Given data
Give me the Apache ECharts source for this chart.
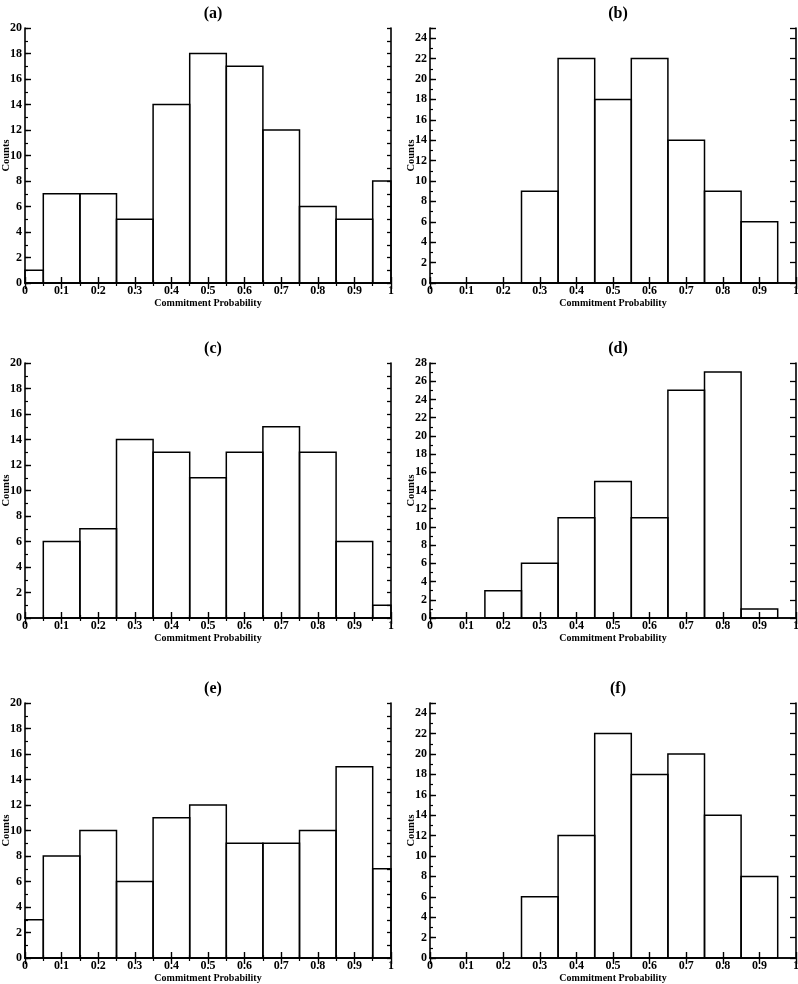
<!DOCTYPE html>
<html><head><meta charset="utf-8">
<script src="https://cdn.jsdelivr.net/npm/echarts@6/dist/echarts.min.js"></script>
<style>html,body{margin:0;padding:0;background:#fff}#c{width:798px;height:984px}</style>
</head><body><div id="c"></div>
<script>
// bin edges (shared by all panels)
const binLeft  = [0, 0.05, 0.15, 0.25, 0.35, 0.45, 0.55, 0.65, 0.75, 0.85, 0.95];
const binRight = [0.05, 0.15, 0.25, 0.35, 0.45, 0.55, 0.65, 0.75, 0.85, 0.95, 1];
const xTicks = [0, 0.1, 0.2, 0.3, 0.4, 0.5, 0.6, 0.7, 0.8, 0.9, 1];
// counts per panel
const countsA = [1, 7, 7, 5, 14, 18, 17, 12, 6, 5, 8];
const countsB = [0, 0, 0, 9, 22, 18, 22, 14, 9, 6, 0];
const countsC = [0, 6, 7, 14, 13, 11, 13, 15, 13, 6, 1];
const countsD = [0, 0, 3, 6, 11, 15, 11, 25, 27, 1, 0];
const countsE = [3, 8, 10, 6, 11, 12, 9, 9, 10, 15, 7];
const countsF = [0, 0, 0, 6, 12, 22, 18, 20, 14, 8, 0];
const panelTitles = ['(a)', '(b)', '(c)', '(d)', '(e)', '(f)'];
const yMaxes = [20, 25, 20, 28, 20, 25];
const allCounts = [countsA, countsB, countsC, countsD, countsE, countsF];

const FONT = 'Liberation Serif';
const lefts = [25, 430];
const tops = [28, 363, 703];
const W = 366, H = 255;

const grids = [], xAxes = [], yAxes = [], series = [], titles = [], graphics = [];
allCounts.forEach((counts, i) => {
  const col = i % 2, row = Math.floor(i / 2);
  const minorAll = col === 0;
  grids.push({left: lefts[col], top: tops[row], width: W, height: H, containLabel: false, outerBoundsMode: 'none'});
  const axLine = {show: true, lineStyle: {color: '#000', width: 1.6}};
  xAxes.push({
    type: 'value', gridIndex: i, min: 0, max: 1, interval: 0.1, position: 'bottom', z: 5,
    axisLine: axLine, splitLine: {show: false},
    axisTick: {inside: true, length: 6, lineStyle: {color: '#000', width: 1.4}},
    minorTick: {show: minorAll, splitNumber: 2, length: 3, lineStyle: {color: '#000', width: 1.2}},
    axisLabel: {color: '#000', fontFamily: FONT, fontWeight: 'bold', fontSize: 12, margin: 2,
      formatter: v => String(+v.toFixed(1))},
    name: 'Commitment Probability', nameLocation: 'middle', nameGap: 15,
    nameTextStyle: {color: '#000', fontFamily: FONT, fontWeight: 'bold', fontSize: 10}
  });
  xAxes.push({
    type: 'value', gridIndex: i, min: 0, max: 1, interval: 0.1, position: 'top', z: 5,
    axisLine: axLine, splitLine: {show: false}, axisLabel: {show: false},
    axisTick: {inside: true, length: 6, lineStyle: {color: '#000', width: 1.4}},
    minorTick: {show: minorAll, splitNumber: 2, length: 3, lineStyle: {color: '#000', width: 1.2}}
  });
  const yMax = yMaxes[i];
  yAxes.push({
    type: 'value', gridIndex: i, min: 0, max: yMax, interval: 2, position: 'left', z: 5,
    axisLine: axLine, splitLine: {show: false},
    axisTick: {inside: true, length: 6, lineStyle: {color: '#000', width: 1.4}},
    axisLabel: {color: '#000', fontFamily: FONT, fontWeight: 'bold', fontSize: 12, margin: 3,
      formatter: v => (v % 2 === 0 ? String(v) : '')}
  });
  // minor ticks (every 1 count) on the left
  yAxes.push({
    type: 'value', gridIndex: i, min: 0, max: yMax, interval: 1, position: 'left', z: 5,
    axisLine: {show: false}, splitLine: {show: false}, axisLabel: {show: false},
    axisTick: {inside: true, length: 3, lineStyle: {color: '#000', width: 1.2}}
  });
  yAxes.push({
    type: 'value', gridIndex: i, min: 0, max: yMax, interval: minorAll ? 1 : 2, position: 'right', z: 5,
    axisLine: axLine, splitLine: {show: false}, axisLabel: {show: false},
    axisTick: {inside: true, length: minorAll ? 4 : 6, lineStyle: {color: '#000', width: 1.3}}
  });
  const data = [];
  counts.forEach((c, k) => { if (c > 0) data.push([binLeft[k], binRight[k], c]); });
  series.push({
    type: 'custom', xAxisIndex: i * 2, yAxisIndex: i * 3, clip: false,
    encode: {x: [0, 1], y: 2},
    renderItem: function (params, api) {
      const p0 = api.coord([api.value(0), api.value(2)]);
      const p1 = api.coord([api.value(1), 0]);
      return {type: 'rect', shape: {x: p0[0], y: p0[1], width: p1[0] - p0[0], height: p1[1] - p0[1]},
        style: {fill: 'none', stroke: '#000', lineWidth: 1.5}};
    },
    data: data, silent: true, z: 1
  });
  titles.push({
    text: panelTitles[i], left: lefts[col] + W / 2, top: tops[row] - 27, textAlign: 'center',
    textStyle: {color: '#000', fontFamily: FONT, fontWeight: 'bold', fontSize: 16}
  });
  graphics.push({
    type: 'text', x: lefts[col] - 19, y: tops[row] + H / 2, rotation: Math.PI / 2,
    style: {text: 'Counts', fill: '#000', font: 'bold 10.5px "Liberation Serif"', align: 'center', verticalAlign: 'middle'}
  });
});

const chart = echarts.init(document.getElementById('c'), null, {renderer: 'canvas'});
chart.setOption({
  animation: false, backgroundColor: '#fff',
  title: titles, grid: grids, xAxis: xAxes, yAxis: yAxes, series: series, graphic: graphics
});
</script></body></html>
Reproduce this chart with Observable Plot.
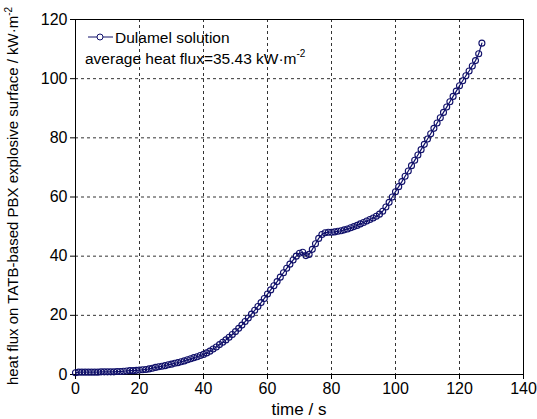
<!DOCTYPE html>
<html><head><meta charset="utf-8">
<script src="https://cdn.jsdelivr.net/npm/d3@7"></script>
<script src="https://cdn.jsdelivr.net/npm/@observablehq/plot@0.6"></script>
<style>body{margin:0;background:#fff} svg{font-family:"Liberation Sans",Arial,sans-serif}</style>
</head><body><div id="chart"></div>
<script>
const times = [0,1,2,3,4,5,6,7,8,9,10,11,12,13,14,15,16,17,18,19,20,21,22,23,24,25,26,27,28,29,30,31,32,33,34,35,36,37,38,39,40,41,42,43,44,45,46,47,48,49,50,51,52,53,54,55,56,57,58,59,60,61,62,63,64,65,66,67,68,69,70,71,72,73,74,75,76,77,78,79,80,81,82,83,84,85,86,87,88,89,90,91,92,93,94,95,96,97,98,99,100,101,102,103,104,105,106,107,108,109,110,111,112,113,114,115,116,117,118,119,120,121,122,123,124,125,126,127];
const flux = [0.6,0.8,0.8,0.8,0.8,0.8,0.8,0.8,0.9,0.9,0.9,0.9,0.9,1.0,1.0,1.1,1.2,1.3,1.3,1.4,
1.5,1.6,1.7,1.9,2.1,2.4,2.6,2.8,3.0,3.3,3.5,3.8,4.0,4.3,4.6,5.0,5.3,5.7,6.0,6.4,
6.8,7.3,7.9,8.6,9.3,10.1,10.9,11.7,12.6,13.5,14.5,15.6,16.7,17.9,19.1,20.4,21.7,23.0,24.3,25.7,
27.2,28.6,30.0,31.4,32.9,34.4,35.9,37.3,38.7,40.0,41.0,41.3,40.2,40.6,42.3,44.2,46.0,47.3,47.9,48.1,
48.1,48.2,48.4,48.6,48.9,49.2,49.6,50.0,50.4,50.9,51.4,51.9,52.4,52.9,53.5,54.2,55.2,56.6,58.2,60.0,
61.8,63.5,65.2,67.0,68.8,70.6,72.4,74.2,76.0,77.8,79.6,81.4,83.2,85.0,86.8,88.6,90.4,92.2,94.0,95.8,
97.6,99.3,101.0,102.6,104.3,106.1,108.4,112.0];
const xTicks = [0,20,40,60,80,100,120,140];
const yTicks = [0,20,40,60,80,100,120];
const seriesName = "Dulamel solution";
const noteText = "average heat flux=35.43 kW·m";
const xLabel = "time / s";
const yLabel = "heat flux on TATB-based PBX explosive surface / kW·m";
const navy = "#10106a";

const data = times.map((t, i) => ({t, q: flux[i]}));
const chart = Plot.plot({
  width: 537, height: 419,
  marginLeft: 75, marginRight: 14, marginTop: 19, marginBottom: 45,
  x: {domain: [0, 140]},
  y: {domain: [0, 120]},
  style: {fontFamily: '"Liberation Sans", Arial, sans-serif', fontSize: "16px", color: "#000", background: "#fff"},
  marks: [
    Plot.gridX(xTicks.slice(1, -1), {stroke: "#333", strokeOpacity: 1, strokeDasharray: "3,3"}),
    Plot.gridY(yTicks.slice(1, -1), {stroke: "#333", strokeOpacity: 1, strokeDasharray: "3,3"}),
    Plot.frame({stroke: "#000"}),
    Plot.axisX(xTicks, {tickSize: 5, tickPadding: 3, label: null}),
    Plot.axisY(yTicks, {tickSize: 5, tickPadding: 3, label: null}),
    Plot.line(data, {x: "t", y: "q", stroke: navy, strokeWidth: 1.2}),
    Plot.dot(data, {x: "t", y: "q", r: 3, stroke: navy, fill: "none", strokeWidth: 1.1})
  ]
});
document.getElementById("chart").appendChild(chart);
const svg = d3.select(chart);
const ff = '"Liberation Sans", Arial, sans-serif';
// x label
svg.append("text").attr("x", 299).attr("y", 415).attr("text-anchor", "middle")
  .attr("font-size", 17).attr("font-family", ff).text(xLabel);
// y label
const yl = svg.append("text").attr("transform", "translate(18,196) rotate(-90)")
  .attr("text-anchor", "middle").attr("font-size", 15).attr("font-family", ff);
yl.append("tspan").text(yLabel);
yl.append("tspan").attr("dy", -6).attr("font-size", 10).text("-2");
// legend
const lg = svg.append("g").attr("text-anchor", "start");
lg.append("line").attr("x1", 88).attr("x2", 113).attr("y1", 37).attr("y2", 37).attr("stroke", navy);
lg.append("circle").attr("cx", 100).attr("cy", 37).attr("r", 3).attr("fill", "#fff").attr("stroke", navy);
lg.append("text").attr("x", 115).attr("y", 43).attr("text-anchor", "start").attr("font-size", 15.5).attr("font-family", ff).text(seriesName);
const nt = lg.append("text").attr("x", 85).attr("y", 64).attr("text-anchor", "start").attr("font-size", 15.5).attr("font-family", ff);
nt.append("tspan").text(noteText);
nt.append("tspan").attr("dy", -7).attr("font-size", 10).text("-2");
</script></body></html>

Prompt
Look back over the material above and state how many lines hold the word "this". Write the number and nothing else.

Finished task
2